Monday, March 12, 2018

Shabbat Parah 2018/5778: Reflecting on AIPAC Policy Conference

It was wonderful to join together with fellow TBEMC members at the AIPAC Policy Conference in Washinton this past weekend.

I find the most inspiring stories about Israel that emerge at the conference are the ones that do not make major news headlines.

One story, amongst many, that stand out has a meaningful connection to the special Maftir reading for today, Shabbat Parah, the Shabbat when we remember the ritual of the red cow – sacrificed to create a mixture that had the ability to turn someone ritually pure from their impurity.

Sivan Borowich-Ya’ari is the founder and director of Innovation:  Africa, a not for profit organization that sets up solar water pumping stations in remote African villages, now working in 8 African countries – their work has impacted the lives of 1 million Africans.

They work together with Africans, creating an energy leadership committee within each village where they work – The engineers work together with the villagers so that they can take ownership of the project.  Israeli solar technology enables villages to enjoy fresh water pumped from the ground – They also provide light and refrigeration to schools and medical clinics enabling students to learn and medical personnel to safely store and provide medications.

The fresh spring water pumped into each village gives the village life, strength, and hope.  They can use the water for irrigating crops and so better feed the people.

Our ancestors used the ashes of the red cow, parah adumah, and mixed them with spring water – mayim hayim, spring water. 

For our ancestors, then, spring water enabled the mixture that could give people renewed purity and re-integration with the community after their period of staying apart.

For Africans who’ve benefited from installation of water pumps, they have a new life, and a new and productive relationship to their land.

It is heartening, and inspiring to hear of the many ways that Israeli innovation and commitment to gemilut hasadim have impacted the lives of so many.  We pray that those who aim their hatred toward Israel will soon see how such a small country reaches far beyond its own borders to help earthquake victims in Nepal and Mexico city, victims of natural diasters in Haiti and the Philippines and more. 

Other Israeli innovations that we witnessed at this year’s conference enable better coordination of first responders to emergency situations, protection of aid workers working in zones where there have been nuclear accidents, monitoring of crops and agricultural water usage remotely from devices installed in the soil, methods to maximize and maintain olive and olive oil production in groves shared by Israelis and Palestinians.

The wise King Solomon could not make sense of the ritual of the red heifer that somehow can purify the impure while at the same time making impure the pure. 

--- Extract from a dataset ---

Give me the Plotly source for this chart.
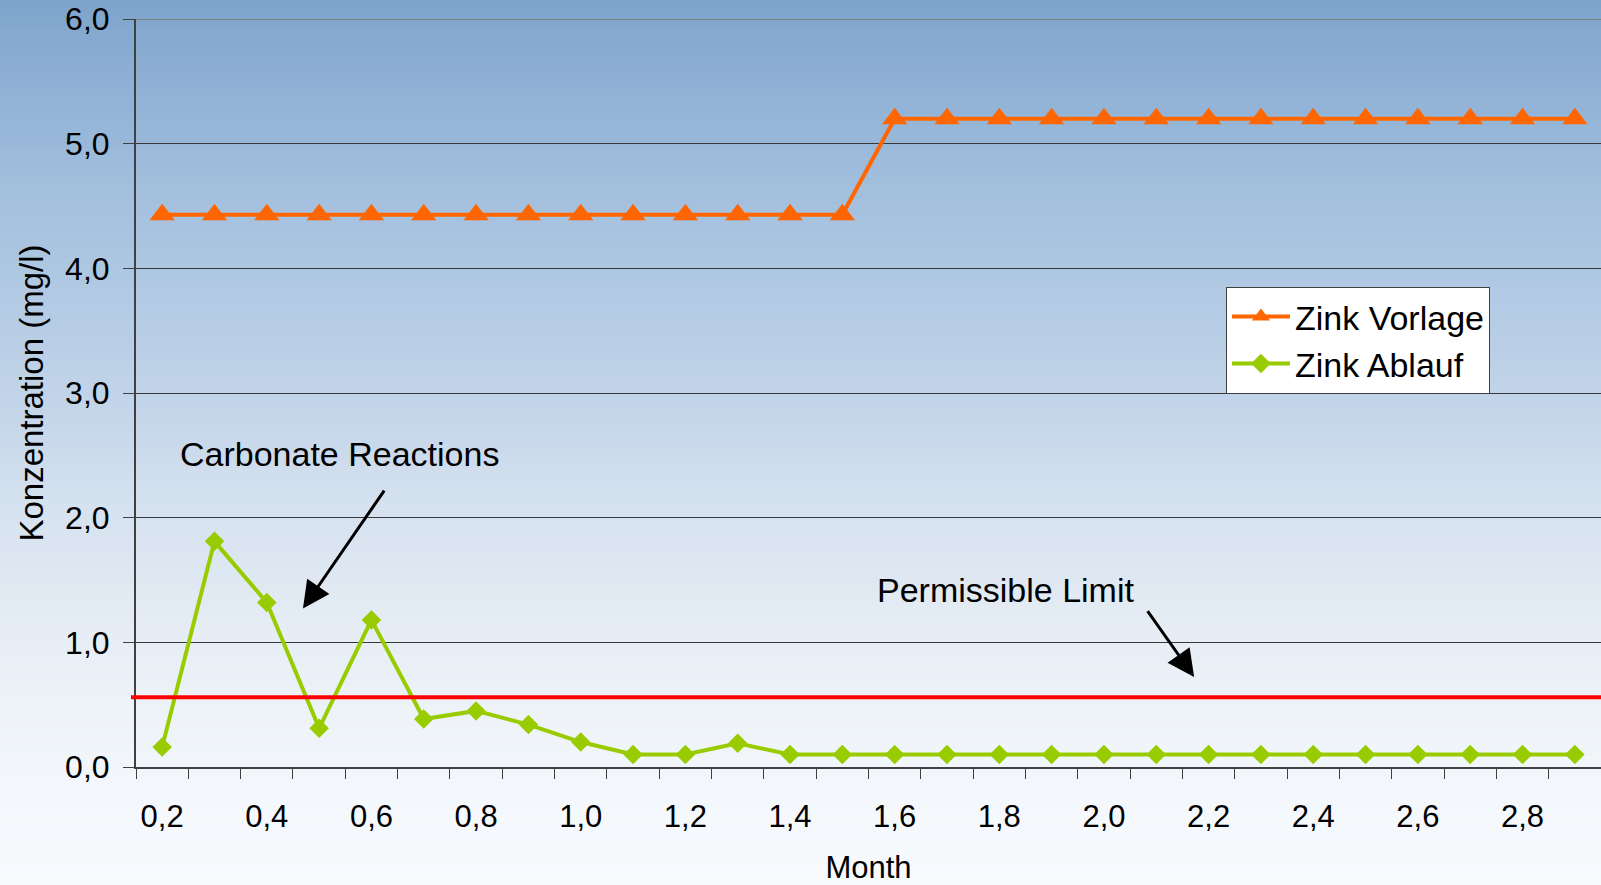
import plotly.graph_objects as go

# Sampling months and measured zinc concentrations (mg/l)
month = [0.2, 0.3, 0.4, 0.5, 0.6, 0.7, 0.8, 0.9, 1.0, 1.1, 1.2, 1.3, 1.4, 1.5,
         1.6, 1.7, 1.8, 1.9, 2.0, 2.1, 2.2, 2.3, 2.4, 2.5, 2.6, 2.7, 2.8, 2.9]
zink_vorlage = [4.43, 4.43, 4.43, 4.43, 4.43, 4.43, 4.43, 4.43, 4.43, 4.43, 4.43, 4.43, 4.43, 4.43,
                5.20, 5.20, 5.20, 5.20, 5.20, 5.20, 5.20, 5.20, 5.20, 5.20, 5.20, 5.20, 5.20, 5.20]
zink_ablauf = [0.16, 1.81, 1.32, 0.31, 1.18, 0.385, 0.45, 0.34, 0.20, 0.10, 0.10, 0.19, 0.10, 0.10,
               0.10, 0.10, 0.10, 0.10, 0.10, 0.10, 0.10, 0.10, 0.10, 0.10, 0.10, 0.10, 0.10, 0.10]
permissible_limit = 0.56
x_labels = [0.2, 0.4, 0.6, 0.8, 1.0, 1.2, 1.4, 1.6, 1.8, 2.0, 2.2, 2.4, 2.6, 2.8]
y_labels = [0, 1, 2, 3, 4, 5, 6]

W, H = 1601, 885
M_L, M_R, M_T, M_B = 136, 0, 19, 118
X_RANGE = [0.15, 2.95]
Y_RANGE = [0, 6]
FONT = "Liberation Sans, Arial, sans-serif"

fig = go.Figure()

fig.add_trace(go.Scatter(
    x=month, y=zink_vorlage, name="Zink Vorlage", mode="lines+markers",
    line=dict(color="#FF6600", width=4),
    marker=dict(symbol="triangle-up", size=22, color="#FF6600"),
))
fig.add_trace(go.Scatter(
    x=month, y=zink_ablauf, name="Zink Ablauf", mode="lines+markers",
    line=dict(color="#99CC00", width=4),
    marker=dict(symbol="diamond", size=15, color="#99CC00"),
))

# Background: soft vertical blue-to-white gradient across the whole canvas
stops = [(0, (126, 164, 203)), (100, (146, 179, 214)), (200, (164, 192, 222)),
         (300, (178, 202, 227)), (400, (194, 212, 233)), (500, (212, 225, 239)),
         (600, (226, 234, 243)), (700, (237, 242, 248)), (800, (244, 248, 252)),
         (885, (248, 251, 254))]
plot_h = H - M_T - M_B
plot_w = W - M_L - M_R


def py_to_paper(py):
    return (H - M_B - py) / plot_h


def color_at(py):
    for (y0, c0), (y1, c1) in zip(stops[:-1], stops[1:]):
        if y0 <= py <= y1:
            t = (py - y0) / (y1 - y0)
            return "rgb(%d,%d,%d)" % tuple(round(a + (b - a) * t) for a, b in zip(c0, c1))
    return "rgb(%d,%d,%d)" % stops[-1][1]


shapes = []
step = 6
for py in range(0, H, step):
    shapes.append(dict(
        type="rect", xref="paper", yref="paper", layer="below",
        x0=-M_L / plot_w - 0.01, x1=1.01,
        y0=py_to_paper(py + step + 1), y1=py_to_paper(py),
        fillcolor=color_at(py + step / 2), line=dict(width=0),
    ))

# Top border of the plot area
shapes.append(dict(type="line", xref="paper", yref="y", x0=0, x1=1, y0=6, y1=6,
                   line=dict(color="#7f7f7f", width=2), layer="above"))
# Permissible limit line
shapes.append(dict(type="line", xref="paper", yref="y", x0=-5 / plot_w, x1=1,
                   y0=permissible_limit, y1=permissible_limit,
                   line=dict(color="#FF0000", width=4), layer="above"))

annotations = [
    dict(text="Carbonate Reactions", x=0.5395, y=2.51, xref="x", yref="y",
         showarrow=False, font=dict(size=34, color="black", family=FONT)),
    dict(text="", x=0.4691, y=1.271, ax=0.6264, ay=2.229, xref="x", yref="y",
         axref="x", ayref="y", showarrow=True, arrowhead=2, arrowsize=1.8,
         arrowwidth=3, arrowcolor="black"),
    dict(text="Permissible Limit", x=1.8123, y=1.42, xref="x", yref="y",
         showarrow=False, font=dict(size=34, color="black", family=FONT)),
    dict(text="", x=2.1724, y=0.722, ax=2.0814, ay=1.263, xref="x", yref="y",
         axref="x", ayref="y", showarrow=True, arrowhead=2, arrowsize=1.8,
         arrowwidth=3, arrowcolor="black"),
]

fig.update_layout(
    width=W, height=H, autosize=False,
    margin=dict(l=M_L, r=M_R, t=M_T, b=M_B, pad=0),
    paper_bgcolor="white", plot_bgcolor="rgba(0,0,0,0)",
    separators=",.",
    font=dict(family=FONT, size=31, color="black"),
    shapes=shapes, annotations=annotations,
    legend=dict(x=0.744, y=0.642, xanchor="left", yanchor="top",
                bgcolor="white", bordercolor="#404040", borderwidth=1,
                itemwidth=58,
                font=dict(size=34, color="black", family=FONT)),
    xaxis=dict(
        range=X_RANGE, showgrid=False, zeroline=False,
        showline=True, linecolor="#404040", linewidth=2,
        tickmode="array", tickvals=x_labels, tickformat=".1f",
        ticks="", ticklabelstandoff=21,
        tickfont=dict(size=31, color="black"),
        minor=dict(tick0=0.15, dtick=0.1, ticks="outside", ticklen=10,
                   tickwidth=1, tickcolor="#404040", showgrid=False),
        title=dict(text="Month", font=dict(size=31, color="black"), standoff=25),
    ),
    yaxis=dict(
        range=Y_RANGE, showgrid=True, gridcolor="#383838", gridwidth=1,
        zeroline=False, showline=True, linecolor="#404040", linewidth=2,
        tickmode="array", tickvals=y_labels, tickformat=".1f",
        ticks="outside", ticklen=11, tickwidth=1, tickcolor="#404040",
        ticklabelstandoff=7,
        tickfont=dict(size=32, color="black"),
        title=dict(text="Konzentration (mg/l)", font=dict(size=33, color="black"), standoff=12),
    ),
)

fig.write_html("out.html")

The nations of the world looked on this ritual and derided us about it, challenging our faith in this ritual and in our whole system of beliefs.

We know all too well the ways the nations of the world single out Israel for condemnation when many of these nations oppress their own people within their borders, when many of these nations, including the bulk of those who surround Israel, are dictatorships while Israel is a democracy.

It is time for us to know and tell the stories of how Israel is serving as an or la’goyim, a light unto the nations of the world, and to share how the people in Africa, amongst so many other places in the world that have benfited from Israel’s gemilut hasadim and tech innovations, how they so appreciate the caring and support even if they might still be a bit puzzled by our ritual of the red heifer.